[Dataset rows]
□ □ □

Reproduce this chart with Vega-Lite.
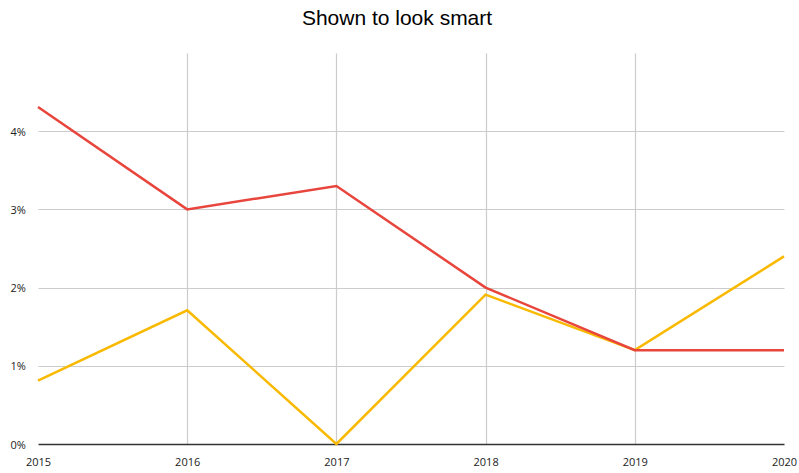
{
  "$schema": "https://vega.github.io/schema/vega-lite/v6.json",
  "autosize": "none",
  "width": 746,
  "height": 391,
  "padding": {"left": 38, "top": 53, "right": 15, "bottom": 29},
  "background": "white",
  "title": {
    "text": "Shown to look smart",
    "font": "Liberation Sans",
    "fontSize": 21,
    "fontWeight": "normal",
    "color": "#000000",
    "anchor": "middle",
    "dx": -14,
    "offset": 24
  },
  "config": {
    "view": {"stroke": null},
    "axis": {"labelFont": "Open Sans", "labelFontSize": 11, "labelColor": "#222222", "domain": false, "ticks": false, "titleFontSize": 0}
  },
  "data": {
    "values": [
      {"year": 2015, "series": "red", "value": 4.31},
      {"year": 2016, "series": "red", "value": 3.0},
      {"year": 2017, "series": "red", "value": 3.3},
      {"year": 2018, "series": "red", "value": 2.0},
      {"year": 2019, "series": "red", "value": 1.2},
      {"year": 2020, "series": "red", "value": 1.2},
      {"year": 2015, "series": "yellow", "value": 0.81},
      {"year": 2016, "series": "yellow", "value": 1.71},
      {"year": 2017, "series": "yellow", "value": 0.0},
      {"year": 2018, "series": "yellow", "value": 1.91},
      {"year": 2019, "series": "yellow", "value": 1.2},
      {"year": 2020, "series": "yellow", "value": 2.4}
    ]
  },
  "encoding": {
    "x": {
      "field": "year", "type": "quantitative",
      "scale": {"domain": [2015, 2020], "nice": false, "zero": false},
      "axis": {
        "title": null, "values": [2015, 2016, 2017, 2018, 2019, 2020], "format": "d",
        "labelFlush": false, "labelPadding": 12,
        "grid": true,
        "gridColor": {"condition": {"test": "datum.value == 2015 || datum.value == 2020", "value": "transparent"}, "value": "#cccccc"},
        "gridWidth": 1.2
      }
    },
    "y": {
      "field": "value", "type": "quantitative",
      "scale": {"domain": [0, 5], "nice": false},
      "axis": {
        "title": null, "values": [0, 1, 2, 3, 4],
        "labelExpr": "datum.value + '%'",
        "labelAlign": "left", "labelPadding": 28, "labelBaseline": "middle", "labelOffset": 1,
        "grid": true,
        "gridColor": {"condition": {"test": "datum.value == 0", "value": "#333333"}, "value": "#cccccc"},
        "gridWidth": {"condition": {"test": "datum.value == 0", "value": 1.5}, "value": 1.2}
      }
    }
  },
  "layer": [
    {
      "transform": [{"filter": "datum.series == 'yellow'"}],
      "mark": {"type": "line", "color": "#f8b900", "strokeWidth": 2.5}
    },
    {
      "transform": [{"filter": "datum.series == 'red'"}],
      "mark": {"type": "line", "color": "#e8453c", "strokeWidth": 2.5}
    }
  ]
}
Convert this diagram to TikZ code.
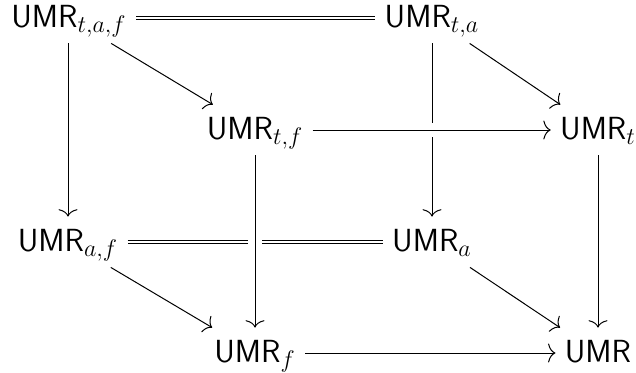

□ □ □

## What is needed
Pictures in the records must not appear in the copy; transcribe everything else precisely.

## The answer
Reproduce this chart with Vega-Lite.
{
  "$schema": "https://vega.github.io/schema/vega-lite/v6.json",
  "autosize": "none",
  "width": 746,
  "height": 391,
  "padding": {"left": 38, "top": 53, "right": 15, "bottom": 29},
  "background": "white",
  "title": {
    "text": "Shown to look smart",
    "font": "Liberation Sans",
    "fontSize": 21,
    "fontWeight": "normal",
    "color": "#000000",
    "anchor": "middle",
    "dx": -14,
    "offset": 24
  },
  "config": {
    "view": {"stroke": null},
    "axis": {"labelFont": "Open Sans", "labelFontSize": 11, "labelColor": "#222222", "domain": false, "ticks": false, "titleFontSize": 0}
  },
  "data": {
    "values": [
      {"year": 2015, "series": "red", "value": 4.31},
      {"year": 2016, "series": "red", "value": 3.0},
      {"year": 2017, "series": "red", "value": 3.3},
      {"year": 2018, "series": "red", "value": 2.0},
      {"year": 2019, "series": "red", "value": 1.2},
      {"year": 2020, "series": "red", "value": 1.2},
      {"year": 2015, "series": "yellow", "value": 0.81},
      {"year": 2016, "series": "yellow", "value": 1.71},
      {"year": 2017, "series": "yellow", "value": 0.0},
      {"year": 2018, "series": "yellow", "value": 1.91},
      {"year": 2019, "series": "yellow", "value": 1.2},
      {"year": 2020, "series": "yellow", "value": 2.4}
    ]
  },
  "encoding": {
    "x": {
      "field": "year", "type": "quantitative",
      "scale": {"domain": [2015, 2020], "nice": false, "zero": false},
      "axis": {
        "title": null, "values": [2015, 2016, 2017, 2018, 2019, 2020], "format": "d",
        "labelFlush": false, "labelPadding": 12,
        "grid": true,
        "gridColor": {"condition": {"test": "datum.value == 2015 || datum.value == 2020", "value": "transparent"}, "value": "#cccccc"},
        "gridWidth": 1.2
      }
    },
    "y": {
      "field": "value", "type": "quantitative",
      "scale": {"domain": [0, 5], "nice": false},
      "axis": {
        "title": null, "values": [0, 1, 2, 3, 4],
        "labelExpr": "datum.value + '%'",
        "labelAlign": "left", "labelPadding": 28, "labelBaseline": "middle", "labelOffset": 1,
        "grid": true,
        "gridColor": {"condition": {"test": "datum.value == 0", "value": "#333333"}, "value": "#cccccc"},
        "gridWidth": {"condition": {"test": "datum.value == 0", "value": 1.5}, "value": 1.2}
      }
    }
  },
  "layer": [
    {
      "transform": [{"filter": "datum.series == 'yellow'"}],
      "mark": {"type": "line", "color": "#f8b900", "strokeWidth": 2.5}
    },
    {
      "transform": [{"filter": "datum.series == 'red'"}],
      "mark": {"type": "line", "color": "#e8453c", "strokeWidth": 2.5}
    }
  ]
}
Convert this diagram to TikZ code.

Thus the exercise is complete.